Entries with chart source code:
-- BEGIN --

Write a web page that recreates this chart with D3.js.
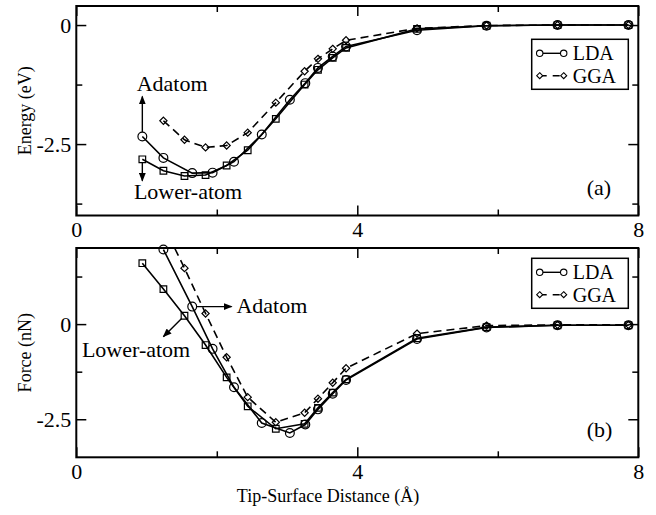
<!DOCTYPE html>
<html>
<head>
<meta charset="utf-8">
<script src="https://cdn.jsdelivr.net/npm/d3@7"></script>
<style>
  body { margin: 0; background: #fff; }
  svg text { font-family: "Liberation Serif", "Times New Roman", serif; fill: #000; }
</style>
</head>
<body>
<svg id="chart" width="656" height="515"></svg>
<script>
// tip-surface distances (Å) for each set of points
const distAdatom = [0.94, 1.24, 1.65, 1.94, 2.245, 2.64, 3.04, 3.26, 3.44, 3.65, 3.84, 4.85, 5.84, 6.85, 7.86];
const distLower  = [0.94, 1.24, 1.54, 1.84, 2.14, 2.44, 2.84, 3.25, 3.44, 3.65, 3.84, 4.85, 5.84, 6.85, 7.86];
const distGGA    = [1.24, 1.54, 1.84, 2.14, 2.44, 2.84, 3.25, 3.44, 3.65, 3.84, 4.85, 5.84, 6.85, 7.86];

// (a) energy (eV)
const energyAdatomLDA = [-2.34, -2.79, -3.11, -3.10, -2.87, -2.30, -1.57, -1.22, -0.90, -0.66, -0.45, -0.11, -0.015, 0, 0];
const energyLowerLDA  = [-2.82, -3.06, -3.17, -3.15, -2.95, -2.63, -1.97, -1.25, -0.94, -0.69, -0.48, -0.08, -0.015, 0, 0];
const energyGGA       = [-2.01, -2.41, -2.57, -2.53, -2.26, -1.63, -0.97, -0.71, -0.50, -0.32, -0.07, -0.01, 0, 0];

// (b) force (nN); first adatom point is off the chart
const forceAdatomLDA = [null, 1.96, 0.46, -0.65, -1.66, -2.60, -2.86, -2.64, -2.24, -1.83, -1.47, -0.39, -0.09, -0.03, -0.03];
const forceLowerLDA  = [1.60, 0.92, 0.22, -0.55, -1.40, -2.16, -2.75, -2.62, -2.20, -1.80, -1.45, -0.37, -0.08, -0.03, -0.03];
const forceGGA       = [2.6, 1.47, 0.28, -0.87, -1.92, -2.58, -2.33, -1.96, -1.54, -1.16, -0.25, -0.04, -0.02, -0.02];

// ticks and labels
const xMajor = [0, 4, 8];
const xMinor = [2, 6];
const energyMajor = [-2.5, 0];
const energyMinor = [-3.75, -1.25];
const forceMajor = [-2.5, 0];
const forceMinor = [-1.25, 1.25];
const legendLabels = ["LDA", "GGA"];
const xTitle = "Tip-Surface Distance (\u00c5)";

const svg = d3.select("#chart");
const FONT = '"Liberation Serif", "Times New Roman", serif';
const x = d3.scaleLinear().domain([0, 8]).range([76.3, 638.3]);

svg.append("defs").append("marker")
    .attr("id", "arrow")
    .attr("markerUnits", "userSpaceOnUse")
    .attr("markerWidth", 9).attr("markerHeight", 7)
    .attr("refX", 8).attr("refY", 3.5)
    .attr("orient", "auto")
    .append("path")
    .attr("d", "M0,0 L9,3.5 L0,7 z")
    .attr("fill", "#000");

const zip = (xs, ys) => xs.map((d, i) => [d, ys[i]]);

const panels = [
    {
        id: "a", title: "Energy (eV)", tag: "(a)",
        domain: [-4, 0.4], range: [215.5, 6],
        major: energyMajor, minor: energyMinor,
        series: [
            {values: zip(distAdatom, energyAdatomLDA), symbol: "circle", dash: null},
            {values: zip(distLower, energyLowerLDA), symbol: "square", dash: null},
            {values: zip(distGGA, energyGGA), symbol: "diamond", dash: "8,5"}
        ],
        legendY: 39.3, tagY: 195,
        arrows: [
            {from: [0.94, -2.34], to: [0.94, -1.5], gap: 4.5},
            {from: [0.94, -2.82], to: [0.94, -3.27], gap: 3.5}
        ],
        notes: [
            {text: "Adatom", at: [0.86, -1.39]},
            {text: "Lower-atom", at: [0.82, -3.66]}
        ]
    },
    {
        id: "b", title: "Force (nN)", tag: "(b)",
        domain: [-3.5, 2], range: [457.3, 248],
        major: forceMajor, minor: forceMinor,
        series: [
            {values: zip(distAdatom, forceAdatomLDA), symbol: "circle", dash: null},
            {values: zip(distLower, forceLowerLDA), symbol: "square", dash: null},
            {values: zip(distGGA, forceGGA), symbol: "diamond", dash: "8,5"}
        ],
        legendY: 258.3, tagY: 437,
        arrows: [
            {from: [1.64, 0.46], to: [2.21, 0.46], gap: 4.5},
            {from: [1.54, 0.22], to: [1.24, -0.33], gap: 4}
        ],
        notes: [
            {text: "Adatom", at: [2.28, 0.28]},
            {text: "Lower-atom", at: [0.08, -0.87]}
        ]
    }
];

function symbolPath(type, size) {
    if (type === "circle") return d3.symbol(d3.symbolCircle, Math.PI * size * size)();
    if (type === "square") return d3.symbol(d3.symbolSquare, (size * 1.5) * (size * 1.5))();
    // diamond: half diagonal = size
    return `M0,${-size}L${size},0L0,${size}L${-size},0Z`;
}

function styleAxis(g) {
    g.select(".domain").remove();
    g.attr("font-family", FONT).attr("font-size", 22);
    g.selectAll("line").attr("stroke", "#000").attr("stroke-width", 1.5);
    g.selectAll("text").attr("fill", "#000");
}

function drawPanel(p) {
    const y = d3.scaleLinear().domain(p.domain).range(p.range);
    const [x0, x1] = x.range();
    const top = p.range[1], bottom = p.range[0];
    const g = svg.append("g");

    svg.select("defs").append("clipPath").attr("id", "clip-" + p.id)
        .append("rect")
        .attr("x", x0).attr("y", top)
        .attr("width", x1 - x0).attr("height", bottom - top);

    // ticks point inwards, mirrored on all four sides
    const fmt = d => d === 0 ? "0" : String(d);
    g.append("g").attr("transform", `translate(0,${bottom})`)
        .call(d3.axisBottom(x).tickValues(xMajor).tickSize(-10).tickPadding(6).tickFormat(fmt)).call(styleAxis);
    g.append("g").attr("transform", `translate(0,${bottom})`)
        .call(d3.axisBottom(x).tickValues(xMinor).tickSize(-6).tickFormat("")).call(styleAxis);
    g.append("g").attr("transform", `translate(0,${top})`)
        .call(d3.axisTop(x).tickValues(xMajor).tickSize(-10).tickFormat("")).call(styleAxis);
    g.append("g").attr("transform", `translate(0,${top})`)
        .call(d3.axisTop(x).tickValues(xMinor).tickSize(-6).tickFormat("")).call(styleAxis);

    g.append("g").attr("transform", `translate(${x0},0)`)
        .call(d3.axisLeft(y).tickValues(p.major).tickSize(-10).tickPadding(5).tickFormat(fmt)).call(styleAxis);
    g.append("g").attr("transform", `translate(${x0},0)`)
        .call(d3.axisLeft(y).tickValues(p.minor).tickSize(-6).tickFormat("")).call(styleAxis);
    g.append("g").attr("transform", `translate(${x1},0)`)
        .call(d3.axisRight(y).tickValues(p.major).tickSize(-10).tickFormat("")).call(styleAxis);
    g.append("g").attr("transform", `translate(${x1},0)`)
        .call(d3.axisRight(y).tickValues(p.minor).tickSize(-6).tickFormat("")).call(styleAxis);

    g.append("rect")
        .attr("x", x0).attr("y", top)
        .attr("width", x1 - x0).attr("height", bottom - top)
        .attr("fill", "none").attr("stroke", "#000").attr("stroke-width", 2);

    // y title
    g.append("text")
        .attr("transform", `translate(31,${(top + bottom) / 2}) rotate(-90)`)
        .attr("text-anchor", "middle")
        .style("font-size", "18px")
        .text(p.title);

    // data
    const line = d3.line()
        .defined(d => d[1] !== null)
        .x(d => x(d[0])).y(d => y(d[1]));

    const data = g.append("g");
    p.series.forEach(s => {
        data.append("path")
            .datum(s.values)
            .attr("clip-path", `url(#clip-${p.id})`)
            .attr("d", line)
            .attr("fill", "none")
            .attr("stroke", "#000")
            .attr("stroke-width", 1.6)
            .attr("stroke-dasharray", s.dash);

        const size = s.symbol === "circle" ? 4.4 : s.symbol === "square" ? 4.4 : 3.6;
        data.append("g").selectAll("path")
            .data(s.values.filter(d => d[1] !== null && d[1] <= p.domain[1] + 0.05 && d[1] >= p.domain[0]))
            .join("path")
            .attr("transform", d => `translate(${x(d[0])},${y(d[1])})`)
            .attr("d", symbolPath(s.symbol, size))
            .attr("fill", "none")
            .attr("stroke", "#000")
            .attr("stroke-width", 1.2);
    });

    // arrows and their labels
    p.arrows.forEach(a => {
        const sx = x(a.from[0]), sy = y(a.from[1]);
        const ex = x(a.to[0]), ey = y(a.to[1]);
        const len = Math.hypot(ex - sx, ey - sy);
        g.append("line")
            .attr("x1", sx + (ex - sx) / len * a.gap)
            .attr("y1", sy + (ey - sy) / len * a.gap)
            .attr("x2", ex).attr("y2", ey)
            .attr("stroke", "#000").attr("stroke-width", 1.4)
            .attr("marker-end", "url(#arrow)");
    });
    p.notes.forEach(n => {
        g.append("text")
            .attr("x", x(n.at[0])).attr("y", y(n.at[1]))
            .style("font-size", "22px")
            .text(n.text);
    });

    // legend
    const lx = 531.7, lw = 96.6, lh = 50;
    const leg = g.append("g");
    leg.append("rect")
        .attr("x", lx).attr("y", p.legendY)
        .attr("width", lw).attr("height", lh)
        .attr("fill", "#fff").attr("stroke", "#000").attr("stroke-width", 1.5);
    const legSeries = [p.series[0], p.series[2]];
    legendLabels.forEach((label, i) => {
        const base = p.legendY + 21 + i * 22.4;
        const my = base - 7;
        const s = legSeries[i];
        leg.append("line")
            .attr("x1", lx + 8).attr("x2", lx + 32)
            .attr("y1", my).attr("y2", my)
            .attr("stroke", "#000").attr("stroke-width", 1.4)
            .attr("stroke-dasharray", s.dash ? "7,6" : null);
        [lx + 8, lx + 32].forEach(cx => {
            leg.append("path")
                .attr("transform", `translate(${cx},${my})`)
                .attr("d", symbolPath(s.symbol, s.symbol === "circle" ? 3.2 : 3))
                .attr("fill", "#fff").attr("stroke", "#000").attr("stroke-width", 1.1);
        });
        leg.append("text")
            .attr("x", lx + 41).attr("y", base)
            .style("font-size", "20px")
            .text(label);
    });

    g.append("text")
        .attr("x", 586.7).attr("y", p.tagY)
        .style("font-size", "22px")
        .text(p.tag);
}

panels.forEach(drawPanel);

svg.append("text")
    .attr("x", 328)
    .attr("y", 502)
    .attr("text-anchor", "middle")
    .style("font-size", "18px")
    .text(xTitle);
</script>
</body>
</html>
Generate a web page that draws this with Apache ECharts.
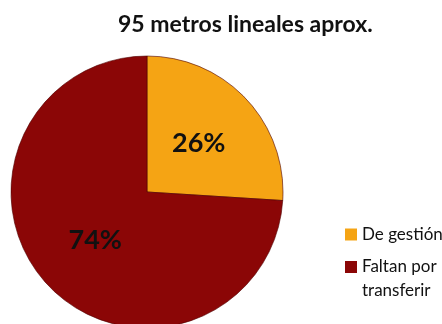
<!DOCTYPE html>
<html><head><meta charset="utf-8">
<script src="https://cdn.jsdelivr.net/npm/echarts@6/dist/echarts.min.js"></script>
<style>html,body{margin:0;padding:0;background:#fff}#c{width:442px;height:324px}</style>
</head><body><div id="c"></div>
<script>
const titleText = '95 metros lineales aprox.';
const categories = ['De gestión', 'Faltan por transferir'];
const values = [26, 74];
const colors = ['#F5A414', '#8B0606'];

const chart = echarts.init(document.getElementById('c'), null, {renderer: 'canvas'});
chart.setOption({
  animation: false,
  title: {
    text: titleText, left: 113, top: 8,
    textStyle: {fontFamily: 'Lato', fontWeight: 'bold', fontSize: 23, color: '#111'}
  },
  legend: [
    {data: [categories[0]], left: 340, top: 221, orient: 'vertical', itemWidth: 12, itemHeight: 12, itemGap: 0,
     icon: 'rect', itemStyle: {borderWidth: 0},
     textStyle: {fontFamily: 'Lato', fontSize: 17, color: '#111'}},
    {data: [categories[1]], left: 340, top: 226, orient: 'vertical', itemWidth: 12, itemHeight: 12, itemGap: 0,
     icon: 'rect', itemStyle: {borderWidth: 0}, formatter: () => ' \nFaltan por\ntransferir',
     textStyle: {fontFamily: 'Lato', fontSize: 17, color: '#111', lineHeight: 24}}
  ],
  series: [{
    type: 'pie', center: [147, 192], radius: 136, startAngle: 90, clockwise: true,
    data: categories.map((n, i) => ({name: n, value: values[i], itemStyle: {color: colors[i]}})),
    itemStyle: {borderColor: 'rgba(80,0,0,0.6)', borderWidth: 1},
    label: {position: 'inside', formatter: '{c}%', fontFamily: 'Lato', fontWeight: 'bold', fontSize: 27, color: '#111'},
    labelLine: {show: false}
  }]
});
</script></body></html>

-- END --

Nothing but the lines from the one with "Generate a web" through the one with "const colors = ['#F5A414', '#8B0606'];" should be copied, word for word. Pictures are left out.

- [FULL ANSWER]:
Generate a web page that draws this with Apache ECharts.
<!DOCTYPE html>
<html><head><meta charset="utf-8">
<script src="https://cdn.jsdelivr.net/npm/echarts@6/dist/echarts.min.js"></script>
<style>html,body{margin:0;padding:0;background:#fff}#c{width:442px;height:324px}</style>
</head><body><div id="c"></div>
<script>
const titleText = '95 metros lineales aprox.';
const categories = ['De gestión', 'Faltan por transferir'];
const values = [26, 74];
const colors = ['#F5A414', '#8B0606'];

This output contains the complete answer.